Nah, untuk mengobati ‘si sakit’ itu, lalu muncul 2 (dua) macam upaya ‘penyembuhan’ dengan dua paradigma yang sangat berbeda:
Pertama, paradigma sekuler, yaitu mengambil ‘obat’ dari peradaban Barat yang sekuler. Itulah yang dilakukan oleh mereka yang disebut dengan kaum modernis atau kaum liberal, seperti Sayyid Ahmad Khan, Ameer Ali, Muhammad Abduh, Qasim Amin, Ali Abdur Raziq, dan sebagainya (Busthami M. Said, 1995: 127-161). Mereka berpendapat, umat Islam akan bangkit dan sehat kembali jika meminum ‘obat’ peradaban Barat dan mengikuti nilai-nilainya, seperti sekularisme, liberalisme, demokrasi, dan nasionalisme (Ian Adams, Ideologi Politik Mutakhir, 2004: 19-dst). Ajaran-ajaran Islam harus ditundukkan dan disesuaikan dengan nilai-nilai peradaban Barat (William Montgomery Watt, 1997: 147-256).
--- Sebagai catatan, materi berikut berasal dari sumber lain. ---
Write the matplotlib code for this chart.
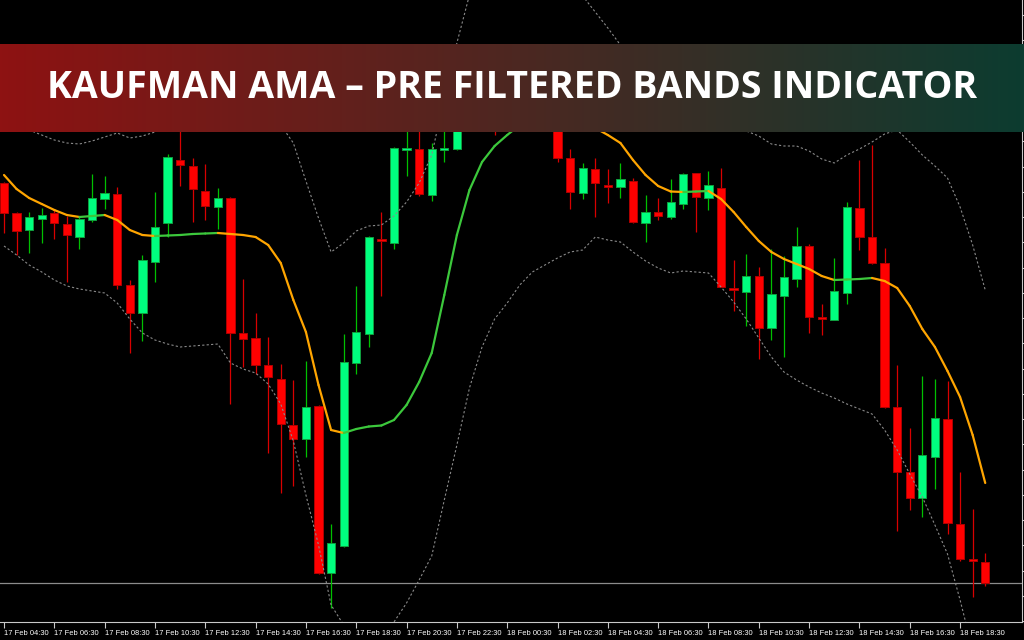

Kedua, paradigma Islam, yaitu mengambil ‘obat’ dari peradaban Islam. Itulah yang dilakukan oleh para aktivis kebangkitan dan revivalis Islam, seperti Hasan al-Banna, Abul A’la al-Maududi, Taqiyuddin an-Nabhani, Sayyid Quthb, Baqir ash-Shadr, dan sebagainya (Hafizh M. al-Jabari, Gerakan Kebangkitan Islam, 1996: 115-dst). Menurut mereka, kebangkitan umat Islam berarti kembali secara murni pada ideologi Islam, serta lepas dari ideologi Barat yang kufur. Dari pemetaan ini, tampak bahwa paradigma kaum liberal adalah paradigma sekuler tersebut. Tujuannya sangat jelas, yaitu bagaimana agar Islam dapat diubah, diedit, dikoreksi, dan diadaptasikan agar tunduk di bawah hegemoni peradaban Barat sekuler. Sekularisme dan ide-ide Barat lainnya seperti demokrasi, HAM, pluralisme, dan gender, dianggap mutlak benar dan dijadikan standar; tidak boleh diubah. Justru Islamlah yang harus diubah dan dihancurkan.
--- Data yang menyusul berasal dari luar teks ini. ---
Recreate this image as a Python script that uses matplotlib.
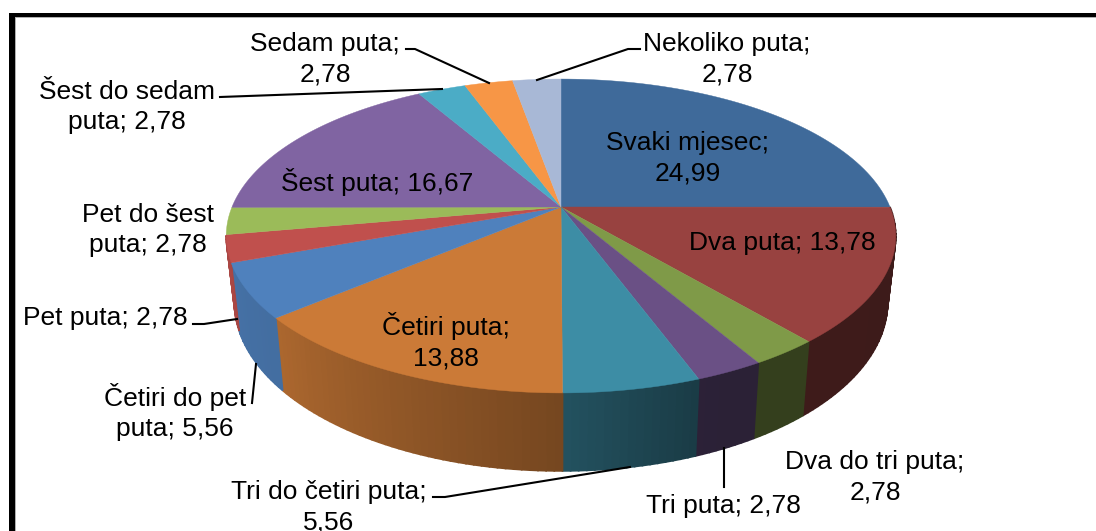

Sebenarnya, ini modus yang sangat jahat. Akan tetapi, kaum liberal sangat lihai menutupinya dan tidak menyampaikan dengan terus terang kepada umat, bahwa mereka ingin menghancurkan Islam. Agar umat terkelabui, modus mereka dikemas dengan berbagai istilah yang keren dan terkesan hebat, seperti reinterpretasi, dekonstruksi, reaktualisasi, dan bahkan ijtihad. Ketua Tim Pengarusutamaan Gender Depag, Siti Musdah Mulia, tanpa malu berani mengklaim bahwa draft CLD KHI (Counter Legal Draft Kompilasi Hukum Islam) adalah hasil ijtihad. (Tempo, 7/11/ 2004, hlm. 47).
Padahal draft tersebut—yang konon menggunakan ushul fikih alternatif— telah melahirkan sejumlah pasal yang justru bertentangan dengan Islam; misalnya mengharamkan poligami (pasal 3 ayat 2), menyamakan bagian waris pria dan wanita (pasal 8 ayat 3), menghalalkan perkawinan dalam jangka waktu tertentu (pasal 28), menghalalkan perkawinan antar agama secara bebas (pasal 54), dan sebagainya. Ini semua terjadi karena para penyusun CLD KHI telah menundukkan ushul fikih di bawah nilai-nilai peradaban Barat, yaitu konsep gender, pluralisme, HAM, dan demokrasi. Mengapa semua itu terjadi? Karena ushul fikih kaum liberal adalah ushul fikih palsu yang didasarkan pada paradigma sekuler, mengikuti kaum penjajah yang kafir. Mungkin niatnya baik, tetapi mereka pada dasarnya telah melakukan kejahatan intelektual dan penyesatan opini yang luar biasa. Maksudnya memberi ‘obat’, tetapi sebenarnya memberikan racun. Akibatnya, ‘si sakit’ jelas tidak akan sembuh, tetapi malah akan segera masuk ke lubang kubur. Itulah perilaku kaum liberal yang sangat jahat. Wallahu a‘alam.